#### DATA EXCERPT

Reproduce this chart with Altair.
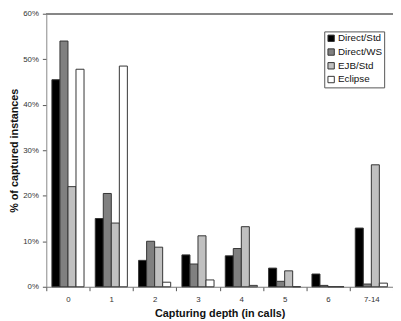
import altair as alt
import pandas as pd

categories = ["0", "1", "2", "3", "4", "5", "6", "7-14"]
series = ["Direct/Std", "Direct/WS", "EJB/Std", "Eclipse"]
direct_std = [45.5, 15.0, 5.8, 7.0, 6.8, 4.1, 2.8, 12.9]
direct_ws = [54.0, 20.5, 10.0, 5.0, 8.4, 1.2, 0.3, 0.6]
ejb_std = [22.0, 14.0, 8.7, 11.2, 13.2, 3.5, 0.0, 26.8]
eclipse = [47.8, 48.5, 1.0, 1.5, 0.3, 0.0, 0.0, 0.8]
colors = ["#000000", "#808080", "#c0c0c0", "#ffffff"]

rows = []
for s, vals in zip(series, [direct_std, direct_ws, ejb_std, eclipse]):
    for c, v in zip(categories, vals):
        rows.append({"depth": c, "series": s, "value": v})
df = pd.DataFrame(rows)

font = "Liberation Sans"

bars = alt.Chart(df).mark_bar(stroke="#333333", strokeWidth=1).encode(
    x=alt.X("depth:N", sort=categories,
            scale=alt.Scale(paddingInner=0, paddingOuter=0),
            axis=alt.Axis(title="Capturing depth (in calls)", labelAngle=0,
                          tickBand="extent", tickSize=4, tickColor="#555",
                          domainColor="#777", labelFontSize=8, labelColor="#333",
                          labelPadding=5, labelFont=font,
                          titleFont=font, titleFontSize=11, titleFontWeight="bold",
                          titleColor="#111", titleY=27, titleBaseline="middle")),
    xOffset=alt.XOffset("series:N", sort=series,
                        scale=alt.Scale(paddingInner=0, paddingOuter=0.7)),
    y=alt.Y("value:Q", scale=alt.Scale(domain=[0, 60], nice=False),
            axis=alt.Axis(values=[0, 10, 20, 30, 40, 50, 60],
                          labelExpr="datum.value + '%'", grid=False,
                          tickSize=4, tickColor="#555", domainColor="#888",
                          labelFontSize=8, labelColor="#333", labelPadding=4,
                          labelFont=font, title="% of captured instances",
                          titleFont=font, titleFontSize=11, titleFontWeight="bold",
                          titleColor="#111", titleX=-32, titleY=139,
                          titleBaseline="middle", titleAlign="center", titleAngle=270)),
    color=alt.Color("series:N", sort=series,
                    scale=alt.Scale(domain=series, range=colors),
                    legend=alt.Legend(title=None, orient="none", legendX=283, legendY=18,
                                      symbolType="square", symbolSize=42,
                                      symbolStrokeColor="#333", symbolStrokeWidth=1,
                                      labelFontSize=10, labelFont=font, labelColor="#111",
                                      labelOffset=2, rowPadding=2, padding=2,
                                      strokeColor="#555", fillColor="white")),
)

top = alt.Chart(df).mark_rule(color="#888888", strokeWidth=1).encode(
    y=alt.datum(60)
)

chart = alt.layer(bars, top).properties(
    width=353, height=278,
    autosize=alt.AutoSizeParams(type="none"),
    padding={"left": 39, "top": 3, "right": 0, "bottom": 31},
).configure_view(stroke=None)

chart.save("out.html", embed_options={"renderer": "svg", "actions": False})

########

__PROBLEM REQUIREMENTS__
Leave out any pictures and return exactly the lines from the beginning of the data through the line with "import pandas as pd", inclusive.

__SOLVED PROBLEM__
Reproduce this chart with Altair.
import altair as alt
import pandas as pd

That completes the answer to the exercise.